Prior to the event, according to a Washington Post article,  BP had claimed a cleanup capacity of  just under 492,000 barrels per day. They have averaged over the course of this disaster under 900 barrels per day.

Many of us have spent the last few years trying to spread the word about global warming. Few of us imagined that an accident of this scale was not only a possibility, but an eventual certainty.

I have been fielding questions recently from the press and other interested parties, mostly interested in discovering if I believe this accident will incite the nation to the immediate adoption of an energy policy that truly promotes the adoption of biofuels.

I do not believe so, not because I believe that the general public will not want better solutions, or that the politics of energy are too complex and intertwined with the system of campaign financing to effect substantive change in this arena.

I do not believe so because we as a nation and member of the global community do not have a viable replacement for petroleum. We have solutions that will move us towards energy independence as it pertains to our importation of foreign oil. The latter is fundamentally different than supplanting our use of petroleum.

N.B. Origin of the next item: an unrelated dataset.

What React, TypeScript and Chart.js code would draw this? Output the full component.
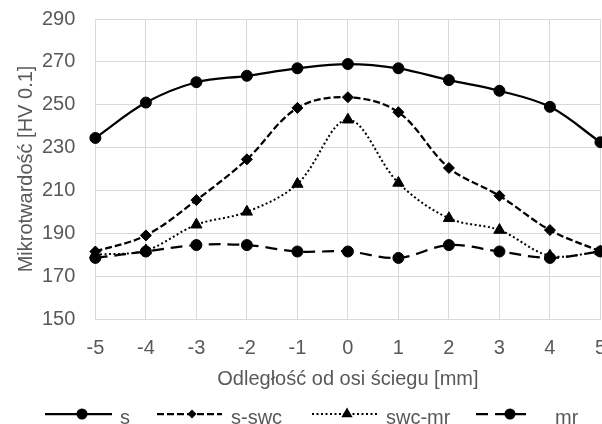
import React, { useEffect, useRef } from 'react';
import { Chart, registerables } from 'chart.js';

Chart.register(...registerables);

const categories = ['-5', '-4', '-3', '-2', '-1', '0', '1', '2', '3', '4', '5'];
const sValues = [234.5, 251, 260.5, 263.5, 267, 269, 267, 261.5, 256.5, 249, 232.5];
const sSwcValues = [181.5, 189, 205.5, 224.5, 248.5, 253.5, 246.5, 220.5, 207.5, 191.5, 181.5];
const swcMrValues = [180, 182, 194, 200, 213, 243, 213.5, 197, 191.5, 179.5, 181.5];
const mrValues = [178.5, 181.5, 184.5, 184.5, 181.5, 181.5, 178.5, 184.5, 181.5, 178.5, 181.5];
const seriesNames = ['s', 's-swc', 'swc-mr', 'mr'];
const yMin = 150;
const yMax = 290;
const yStep = 20;
const xTitle = 'Odległość od osi ściegu [mm]';
const yTitle = 'Mikrotwardość [HV 0.1]';

const FONT = "'Liberation Sans', Arial, sans-serif";
const TEXT = '#595959';
const GRID = '#d9d9d9';

const styles = [
  { dash: [] as number[], point: 'circle', radius: 5.5, width: 2.25 },
  { dash: [7, 3], point: 'rectRot', radius: 5.5, width: 2.25 },
  { dash: [2, 2.5], point: 'triangle', radius: 6.5, width: 2 },
  { dash: [12, 7], point: 'circle', radius: 5.5, width: 2.25 },
];

const legendItems = [
  { x0: 45, x1: 112, m: 82, t: 120 },
  { x0: 157, x1: 222, m: 192, t: 231 },
  { x0: 312, x1: 378, m: 347, t: 386 },
  { x0: 476, x1: 532, m: 510, t: 555 },
];

function drawMarker(ctx: CanvasRenderingContext2D, style: string, x: number, y: number, r: number) {
  ctx.beginPath();
  if (style === 'circle') {
    ctx.arc(x, y, r, 0, Math.PI * 2);
  } else if (style === 'rectRot') {
    ctx.moveTo(x - r, y);
    ctx.lineTo(x, y - r);
    ctx.lineTo(x + r, y);
    ctx.lineTo(x, y + r);
    ctx.closePath();
  } else {
    const a = -Math.PI / 2;
    for (let k = 0; k < 3; k++) {
      const ang = a + (k * 2 * Math.PI) / 3;
      const px = x + Math.cos(ang) * r;
      const py = y + Math.sin(ang) * r;
      if (k === 0) ctx.moveTo(px, py);
      else ctx.lineTo(px, py);
    }
    ctx.closePath();
  }
  ctx.fill();
}

const legendPlugin = {
  id: 'customLegend',
  afterDraw(chart: any) {
    const ctx = chart.ctx;
    const y = 414;
    ctx.save();
    legendItems.forEach((it, i) => {
      const st = styles[i];
      ctx.strokeStyle = '#000';
      ctx.lineWidth = st.width;
      ctx.setLineDash(st.dash);
      ctx.beginPath();
      ctx.moveTo(it.x0, y);
      ctx.lineTo(it.x1, y);
      ctx.stroke();
      ctx.setLineDash([]);
      ctx.fillStyle = '#000';
      const r = i === 1 ? 4.5 : st.radius;
      drawMarker(ctx, st.point, it.m, y, r);
      ctx.fillStyle = TEXT;
      ctx.font = `20px ${FONT}`;
      ctx.textBaseline = 'alphabetic';
      ctx.textAlign = 'left';
      ctx.fillText(seriesNames[i], it.t, 424);
    });
    ctx.restore();
  },
};

export default function App() {
  const ref = useRef<HTMLCanvasElement>(null);
  useEffect(() => {
    if (!ref.current) return;
    const allValues = [sValues, sSwcValues, swcMrValues, mrValues];
    const chart = new Chart(ref.current, {
      type: 'line',
      data: {
        labels: categories,
        datasets: allValues.map((vals, i) => ({
          label: seriesNames[i],
          data: vals,
          borderColor: '#000',
          backgroundColor: '#000',
          borderWidth: styles[i].width,
          borderDash: styles[i].dash,
          pointStyle: styles[i].point as any,
          pointRadius: styles[i].radius,
          pointBorderWidth: 1,
          pointBackgroundColor: '#000',
          pointBorderColor: '#000',
          tension: 0.35,
          fill: false,
          order: 4 - i,
        })),
      },
      options: {
        animation: false,
        responsive: false,
        maintainAspectRatio: false,
        layout: { padding: { left: 14, top: 19, right: 0, bottom: 33 } },
        plugins: {
          legend: { display: false },
          tooltip: { enabled: false },
        },
        scales: {
          x: {
            type: 'category',
            offset: false,
            grid: { color: GRID, lineWidth: 1, drawTicks: true, tickLength: 14, tickColor: 'rgba(0,0,0,0)' },
            border: { color: GRID },
            ticks: { color: TEXT, font: { family: FONT, size: 20 }, padding: 3, maxRotation: 0, autoSkip: false },
            title: { display: true, text: xTitle, color: TEXT, font: { family: FONT, size: 20 }, padding: { top: 4, bottom: 0 } },
          },
          y: {
            min: yMin,
            max: yMax,
            grid: { color: GRID, lineWidth: 1, drawTicks: true, tickLength: 17, tickColor: 'rgba(0,0,0,0)' },
            border: { display: false },
            ticks: { stepSize: yStep, color: TEXT, font: { family: FONT, size: 20 }, padding: 3 },
            title: { display: true, text: yTitle, color: TEXT, font: { family: FONT, size: 20 }, padding: { top: 0, bottom: 1 } },
          },
        },
      },
      plugins: [legendPlugin],
    });
    return () => chart.destroy();
  }, []);
  return (
    <div style={{ position: 'fixed', left: 0, top: 0, width: 602, height: 424, overflow: 'hidden', background: '#fff' }}>
      <canvas ref={ref} width={609} height={424} style={{ display: 'block' }} />
    </div>
  );
}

I believe, as I suspect the majority of us working in this sector do as well, that our use of petroleum will increase over the next decade. Currently approximately 250 million vehicles are active on the nations roads. Of that, 18 million 18-wheelers are responsible for almost 50% of our fuel utilization.

According to the Department of Energy, 94% of our commercial goods are transported in seagoing vessels, trains, and trucks that rely on diesel fuels for power. The technological and environmental issues facing the inhabitants of the afflicted regions are in part a result of failed oversight, and they also serve as harbingers exposing the fundamental flaw in our national approach to energy. The problem is not just the source of our energy, albeit foreign or domestic, but the type of energy itself.

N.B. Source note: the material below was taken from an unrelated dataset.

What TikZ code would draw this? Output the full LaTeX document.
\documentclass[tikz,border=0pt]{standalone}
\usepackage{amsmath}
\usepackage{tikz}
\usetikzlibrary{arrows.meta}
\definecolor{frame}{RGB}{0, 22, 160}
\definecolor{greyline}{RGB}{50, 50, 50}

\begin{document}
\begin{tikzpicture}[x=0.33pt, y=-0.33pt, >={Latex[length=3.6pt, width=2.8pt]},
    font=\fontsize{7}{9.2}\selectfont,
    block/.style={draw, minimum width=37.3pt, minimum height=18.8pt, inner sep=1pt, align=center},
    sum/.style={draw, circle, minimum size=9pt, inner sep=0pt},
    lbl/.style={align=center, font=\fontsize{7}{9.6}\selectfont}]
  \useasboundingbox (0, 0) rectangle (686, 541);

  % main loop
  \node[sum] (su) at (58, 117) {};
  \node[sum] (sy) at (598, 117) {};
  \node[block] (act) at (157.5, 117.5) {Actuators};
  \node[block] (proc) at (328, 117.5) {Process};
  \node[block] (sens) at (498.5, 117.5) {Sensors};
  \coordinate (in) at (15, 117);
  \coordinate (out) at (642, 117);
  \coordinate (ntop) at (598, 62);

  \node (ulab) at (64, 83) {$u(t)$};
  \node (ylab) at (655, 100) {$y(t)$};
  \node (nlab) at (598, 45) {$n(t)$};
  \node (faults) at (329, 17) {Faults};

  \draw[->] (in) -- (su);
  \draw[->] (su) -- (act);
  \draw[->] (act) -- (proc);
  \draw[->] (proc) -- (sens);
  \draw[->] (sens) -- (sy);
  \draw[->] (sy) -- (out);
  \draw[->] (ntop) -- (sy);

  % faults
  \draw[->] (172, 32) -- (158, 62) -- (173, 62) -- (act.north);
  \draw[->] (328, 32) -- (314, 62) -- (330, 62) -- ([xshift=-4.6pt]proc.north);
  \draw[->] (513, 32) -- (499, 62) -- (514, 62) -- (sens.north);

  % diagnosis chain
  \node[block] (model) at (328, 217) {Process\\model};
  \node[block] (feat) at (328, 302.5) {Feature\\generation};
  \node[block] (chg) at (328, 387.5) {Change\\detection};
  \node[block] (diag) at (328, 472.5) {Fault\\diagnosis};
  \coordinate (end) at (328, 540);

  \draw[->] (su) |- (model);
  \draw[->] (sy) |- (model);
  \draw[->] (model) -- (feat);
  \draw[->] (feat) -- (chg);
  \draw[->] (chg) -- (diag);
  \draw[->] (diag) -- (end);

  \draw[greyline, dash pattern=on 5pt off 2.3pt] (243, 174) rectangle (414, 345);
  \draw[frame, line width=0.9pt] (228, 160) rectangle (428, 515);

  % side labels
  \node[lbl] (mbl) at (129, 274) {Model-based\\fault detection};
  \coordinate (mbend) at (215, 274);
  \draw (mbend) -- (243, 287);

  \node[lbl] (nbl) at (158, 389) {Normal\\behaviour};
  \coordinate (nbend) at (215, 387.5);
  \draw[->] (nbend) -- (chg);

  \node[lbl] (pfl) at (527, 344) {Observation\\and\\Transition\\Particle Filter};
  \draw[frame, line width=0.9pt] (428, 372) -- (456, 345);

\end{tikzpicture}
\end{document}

Big oil may not ever warm to the notion that farmers, renderers and recyclers may inherit the mantle that is currently occupied by the deep oil rigs and land-based drilling that currently dominate the fluid energy industry, but that is what will be necessary to make biofuels and other energy alternatives viable in an appropriate timeframe.

This is the time.

Now is the time for us as a nation to come together and enact the policies and incentives necessary to accelerate and maximize the production of clean energy in its myriad forms.

Instead of looking for a single solution, as a nation we should strive to explore and implement every viable technology and let the marketplace decide which energy solutions are worthy for major adoption over time.

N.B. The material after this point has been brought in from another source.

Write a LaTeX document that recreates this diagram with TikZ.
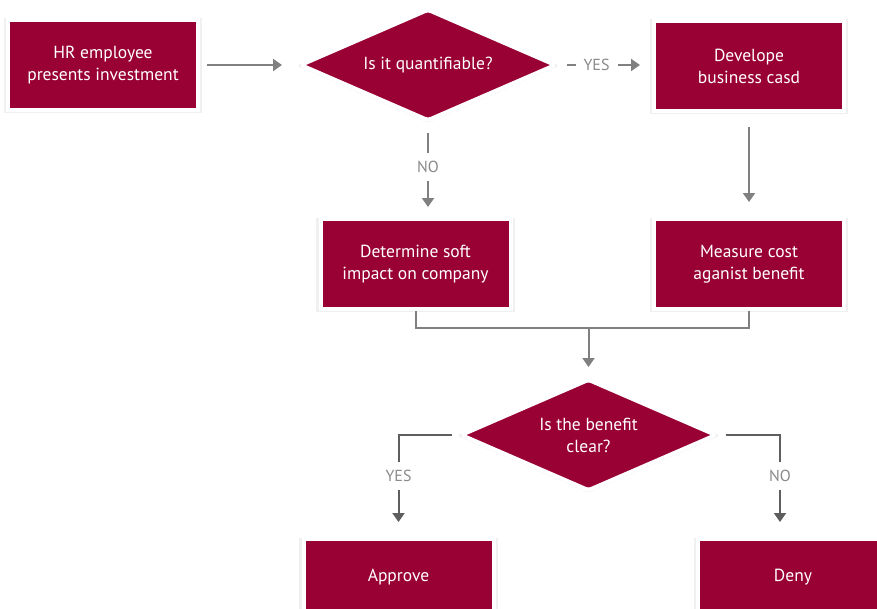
\documentclass[tikz,border=0pt]{standalone}
\usepackage{fontspec}
\setmainfont{PT Sans}
\usetikzlibrary{shapes.geometric,arrows.meta,shadows}
\definecolor{hrred}{HTML}{990033}
\definecolor{linkgray}{HTML}{808080}
\definecolor{linkdark}{HTML}{5E5E5E}
\definecolor{taggray}{HTML}{8A8A8A}

\begin{document}
\begin{tikzpicture}[x=1pt,y=-1pt,>={Triangle[width=12pt,length=9pt]},
  stepbox/.style={rectangle, draw=white, line width=4pt, fill=hrred, text=white,
    minimum width=190pt, minimum height=90pt, align=center,
    font=\fontsize{17.5}{22}\selectfont,
    drop shadow={opacity=.12, shadow xshift=0pt, shadow yshift=-.5pt, shadow scale=1.045}},
  query/.style={diamond, aspect=2.3, draw=white, line width=4pt, line join=round,
    rounded corners=3pt, fill=hrred, text=white, inner sep=0pt,
    minimum width=256pt, minimum height=112pt, align=center,
    font=\fontsize{17.5}{22}\selectfont,
    drop shadow={opacity=.12, shadow xshift=0pt, shadow yshift=-.5pt, shadow scale=1.035}},
  link/.style={draw=linkgray, line width=2pt},
  tag/.style={fill=white, text=taggray, inner xsep=8pt, inner ysep=8pt,
    font=\fontsize{16}{18}\selectfont}]
\useasboundingbox (0,0) rectangle (877,608);
\clip (0,0) rectangle (877,608);

% steps and questions
\node[stepbox] (hr) at (103,65) {HR employee\\presents investment};
\node[query] (quant) at (428,65) {Is it quantifiable?};
\node[stepbox] (biz) at (749,66) {Develope\\business casd};
\node[stepbox] (soft) at (415.5,264) {Determine soft\\impact on company};
\node[stepbox] (cost) at (749,264) {Measure cost\\aganist benefit};
\node[query] (clear) at (588.5,435) {Is the benefit\\clear?};
\node[stepbox,minimum height=76pt] (approve) at (398.5,577) {Approve};
\node[stepbox,minimum height=76pt] (deny) at (793,577) {Deny};

\coordinate (merge) at (588.5,328);
\coordinate (noturn) at (780,435);

% connectors
\draw[link,->,shorten <=7pt,shorten >=16pt] (hr) -- (quant);
\draw[link,->,shorten <=9pt,shorten >=12pt] (quant.east) -- (biz.west |- quant.east)
  node[tag,pos=.41] {YES};
\draw[link,->,shorten <=10pt,shorten >=10pt] (quant.south) -- (quant.south |- soft.north)
  node[tag,pos=.47] {NO};
\draw[link,->,shorten <=14pt,shorten >=15pt] (biz) -- (cost);
\draw[link] (soft.south) |- (merge) -| (cost.south);
\draw[link,->,shorten >=10pt] (merge) -- (clear.north);
\draw[link,draw=linkdark,->,shorten <=7pt,shorten >=15pt] (clear.west) -| (approve.north)
  node[tag,pos=.7] {YES};
\draw[link,draw=linkdark,->,shorten <=7pt,shorten >=15pt] (clear.east) -- (noturn)
  -- (noturn |- deny.north) node[tag,pos=.4] {NO};
\end{tikzpicture}
\end{document}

We used to talk about global warming and the threat of military conflict as the inevitable dire consequence of a dependency on foreign oil when a more imminent threat may simply be toxic crude washng up on your local beach, poisoned sea life that is toxic to eat, and millions of gallons of toxic dispersants injected into the oceans with competely unknown long term consequences.

What is happening in the Gulf of Mexico is tragic. It is time for us to come together as a nation and commit to change.